Mariana Zamarbide: Unfolding a particular moment: Falling inside out / Society of Control / Request for Terror.
Advisor / tutor: Doreen Mende
Independent reviewer: Fereshte Moosavi
Arnhem, June 2013
Abstract
The subject of this thesis evolves around a personal experience I had in 2000, after having emigrated from Argentina to Spain only six months before, where I was accused of collaborating with the terrorist organization ETA. My work as an artist is based on personal situations and the way in which I understand the world was transformed by these experiences. For a long time I have tried to incorporate the material of this event into my work, but my attempts failed because of the difficulty of its lasting emotional charge and the complexity of the interrelated personal and political elements contained by it. For this reason, and through my theoretical approach to the subject from authors such as Deleuze, Kafka and Dolar, I try to address issues or structural lines that cross my ongoing reflection on this experience, such as: the fall, the assignment of roles by the system, the notion of password and individual/dividual's in the society of control analyzed by Deleuze and the production of images as news about this story by the media.
My methodology is focused on how to deepen my understanding for and unfold the different aspects of a personal experience – one that has made a deep impression on me and transformed my view of the world. Furthermore, I explore how personal experiences can work within some invisible aspects of the system of control in which we operate, and finally how I can make an impact with this system.
Review
I believe Mariana's thesis interestingly unpacks a moment of discomfort-ness through which her personal experience perfectly sets out to a broader ground of knowledge production. Her thesis began with a convenient information contextualising the becoming of an uneasy moment, through a well-storied manner followed by a historical fact as of making the former realisable. Despite the existing difficulties and struggle for having imaginary arguments on concepts such as terror, Mariana's personal encounter remarkably addresses this phenomenon within an everyday life. Furthermore, she introduces various components of concepts such as the "fall" into the discussion, by which her positionality within the odd event of her experience shifts dramatically.
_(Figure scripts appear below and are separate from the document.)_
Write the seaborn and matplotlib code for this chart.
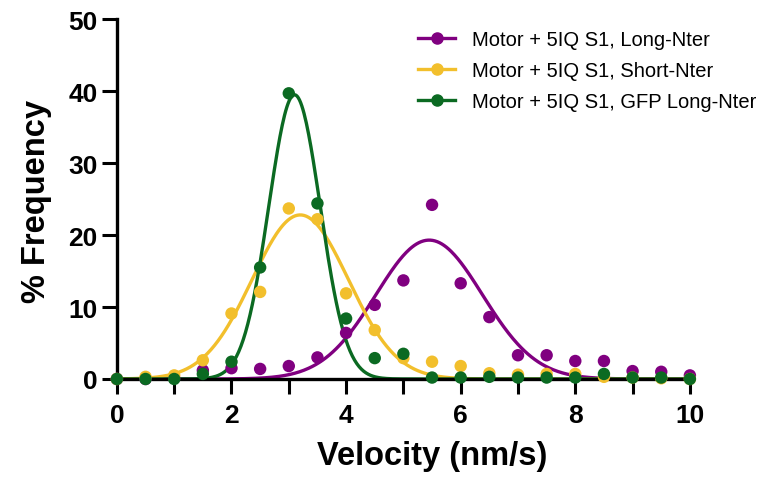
import numpy as np
import pandas as pd
import matplotlib
matplotlib.use("Agg")
import matplotlib.pyplot as plt
from matplotlib.lines import Line2D
import seaborn as sns

velocity = [0, 0.5, 1, 1.5, 2, 2.5, 3, 3.5, 4, 4.5, 5, 5.5, 6, 6.5, 7, 7.5, 8, 8.5, 9, 9.5, 10]
long_nter = [0, 0, 0.1, 1.2, 1.5, 1.4, 1.8, 3.0, 6.4, 10.3, 13.7, 24.2, 13.3, 8.6, 3.3, 3.3, 2.5, 2.5, 1.1, 1.0, 0.5]
short_nter = [0, 0.3, 0.5, 2.6, 9.1, 12.1, 23.7, 22.2, 11.9, 6.8, 2.9, 2.4, 1.8, 0.8, 0.6, 0.7, 0.7, 0.3, 0.2, 0.1, 0]
gfp_long_nter = [0, 0, 0, 0.7, 2.4, 15.5, 39.7, 24.4, 8.4, 2.9, 3.5, 0.2, 0.2, 0.3, 0.2, 0.2, 0.2, 0.7, 0.2, 0.2, 0]

series_names = ["Motor + 5IQ S1, Long-Nter", "Motor + 5IQ S1, Short-Nter", "Motor + 5IQ S1, GFP Long-Nter"]
colors = ["#800080", "#F2BF2C", "#0B6A22"]
# Gaussian fit parameters: amplitude, mean, sd
fit_amp = [19.3, 22.8, 39.5]
fit_mean = [5.45, 3.2, 3.1]
fit_sd = [0.93, 0.84, 0.45]

plt.rcParams['font.family'] = ['Liberation Sans', 'DejaVu Sans']

pts = pd.DataFrame({
    "Velocity": velocity * 3,
    "Frequency": long_nter + short_nter + gfp_long_nter,
    "Series": [series_names[0]] * len(velocity) + [series_names[1]] * len(velocity) + [series_names[2]] * len(velocity),
})

xs = np.linspace(0, 10, 500)
fit_rows = []
for name, a, m, s in zip(series_names, fit_amp, fit_mean, fit_sd):
    ys = a * np.exp(-(xs - m) ** 2 / (2 * s ** 2))
    fit_rows.append(pd.DataFrame({"Velocity": xs, "Frequency": ys, "Series": name}))
fits = pd.concat(fit_rows, ignore_index=True)

fig = plt.figure(figsize=(7.64, 4.81), dpi=100)
ax = fig.add_axes([0.153, 0.21, 0.750, 0.748])
palette = dict(zip(series_names, colors))

for name in series_names:
    sns.lineplot(data=fits[fits.Series == name], x="Velocity", y="Frequency", color=palette[name],
                 lw=2.4, ax=ax, legend=False, clip_on=False, zorder=2)
    sns.scatterplot(data=pts[pts.Series == name], x="Velocity", y="Frequency", color=palette[name],
                    s=80, edgecolor="none", ax=ax, legend=False, clip_on=False, zorder=3)

ax.set_xlim(0, 10)
ax.set_ylim(0, 50)
ax.set_xticks([0, 2, 4, 6, 8, 10])
ax.set_xticks([1, 3, 5, 7, 9], minor=True)
ax.set_yticks([0, 10, 20, 30, 40, 50])
for sp in ["top", "right"]:
    ax.spines[sp].set_visible(False)
for sp in ["left", "bottom"]:
    ax.spines[sp].set_linewidth(2.4)
ax.tick_params(axis="both", which="both", direction="out", length=11, width=2.2, labelsize=19)
ax.tick_params(axis="x", which="both", pad=6)
ax.tick_params(axis="y", which="both", pad=3)
for lab in ax.get_xticklabels() + ax.get_yticklabels():
    lab.set_fontweight("bold")
ax.set_xlabel("Velocity (nm/s)", fontsize=23.5, fontweight="bold")
ax.set_ylabel("% Frequency", fontsize=23.5, fontweight="bold")
ax.xaxis.set_label_coords(0.55, -0.169)
ax.yaxis.set_label_coords(-0.113, 0.497)

handles = [Line2D([0], [0], color=c, lw=2.4, marker="o", markersize=8) for c in colors]
fig.legend(handles, series_names, loc="upper left", bbox_to_anchor=(418 / 764, 1 - 31 / 481), frameon=False,
           fontsize=14.5, handlelength=1.85, labelspacing=0.6, handletextpad=0.85,
           borderpad=0, borderaxespad=0)

fig.savefig("out.png", dpi=100)
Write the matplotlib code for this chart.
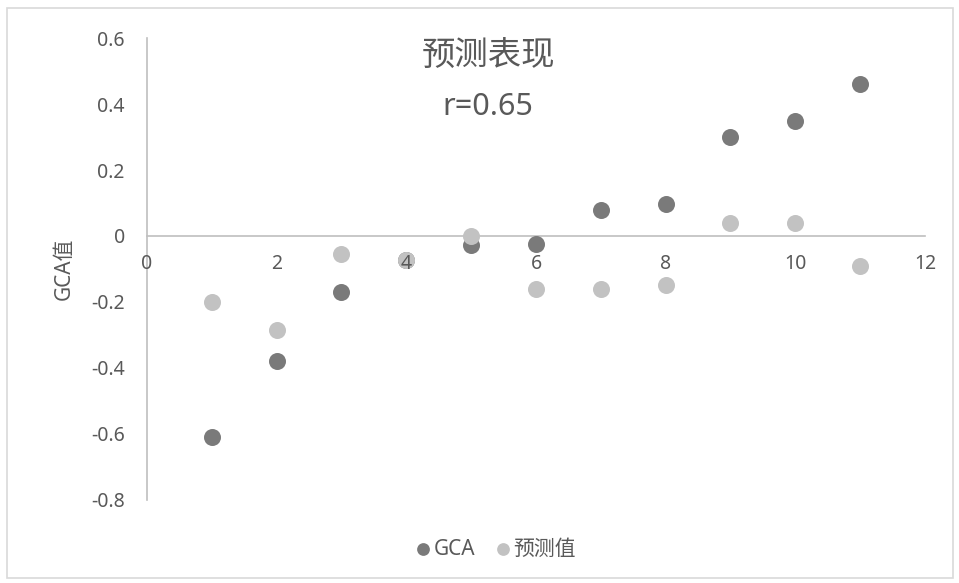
import matplotlib
matplotlib.use('Agg')
import matplotlib.pyplot as plt
from matplotlib.patches import Rectangle

plt.rcParams['font.family'] = ['Noto Sans', 'Noto Sans CJK SC', 'DejaVu Sans']

# 数据
x_vals = [1, 2, 3, 4, 5, 6, 7, 8, 9, 10, 11]
gca = [-0.61, -0.38, -0.17, -0.073, -0.027, -0.024, 0.079, 0.097, 0.30, 0.35, 0.46]
pred = [-0.20, -0.285, -0.055, -0.073, 0.0, -0.16, -0.16, -0.15, 0.04, 0.04, -0.09]
x_ticks = [0, 2, 4, 6, 8, 10, 12]
y_ticks = [-0.8, -0.6, -0.4, -0.2, 0, 0.2, 0.4, 0.6]
y_labels = ['-0.8', '-0.6', '-0.4', '-0.2', '0', '0.2', '0.4', '0.6']

text_color = '#595959'
axis_color = '#bfbfbf'

fig = plt.figure(figsize=(9.59, 5.83), dpi=100)
ax = fig.add_axes([0.1533, 0.1424, 0.8112, 0.7924])

ax.scatter(x_vals, gca, s=150, color='#7a7a7a', label='GCA', zorder=3, linewidths=0)
ax.scatter(x_vals, pred, s=150, color='#c2c2c2', label='预测值', zorder=3, linewidths=0)

ax.set_xlim(0, 12)
ax.set_ylim(-0.8, 0.6)
ax.set_xticks(x_ticks)
ax.set_xticklabels([])
ax.set_yticks(y_ticks)
ax.set_yticklabels(y_labels)

# x轴刻度文字画在点的上面
for t in x_ticks:
    ax.text(t, -0.055, str(t), ha='center', va='top', fontsize=14,
            color=text_color, zorder=4, clip_on=False)

# 坐标轴样式
ax.spines['top'].set_visible(False)
ax.spines['right'].set_visible(False)
ax.spines['bottom'].set_position(('data', 0))
ax.spines['bottom'].set_color(axis_color)
ax.spines['left'].set_color(axis_color)
ax.spines['bottom'].set_linewidth(1.2)
ax.spines['left'].set_linewidth(1.2)
ax.tick_params(axis='both', length=0, colors=text_color, labelsize=14)
ax.tick_params(axis='y', pad=16)

ax.set_ylabel('GCA值', fontsize=15, color=text_color, labelpad=12)

# 标题
fig.text(0.509, 0.902, '预测表现', ha='center', va='center', fontsize=24, color=text_color)
fig.text(0.509, 0.816, 'r=0.65', ha='center', va='center', fontsize=22, color=text_color)

leg = fig.legend(loc='center', bbox_to_anchor=(0.51, 0.058), ncol=2, frameon=False,
                 fontsize=15, handletextpad=-0.5, columnspacing=0.3, markerscale=0.75)
for t in leg.get_texts():
    t.set_color(text_color)

# 外框
fig.patches.append(Rectangle((0.0073, 0.008), 0.986, 0.978, transform=fig.transFigure,
                             fill=False, edgecolor='#d9d9d9', linewidth=1.2))

fig.savefig('out.png', dpi=100)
Nonetheless, her analysation of 'falling' between the being a terrorist and not being a terrorist, in both cases, strongly contemplates the gravity of the state's rule in calling one terrorist or not. In other words, the notion of falling is limited within the understating of the gravity and not in weightlessness. The unfolding of the system of the society of control and the ways in which such an arrest becomes acceptable by public in order to gain their security, has been interestingly pointed out through the explanation of different image productions of this event. Nevertheless, I believe Mariana's approach towards an alternative understanding of this phenomenon whether it be pro or anti terrorist remains descriptive. Overall, I think Mariana's thesis very interestingly wonders whether this experience produces a different structure of knowing in the falling inside/out of the society of control. F.M.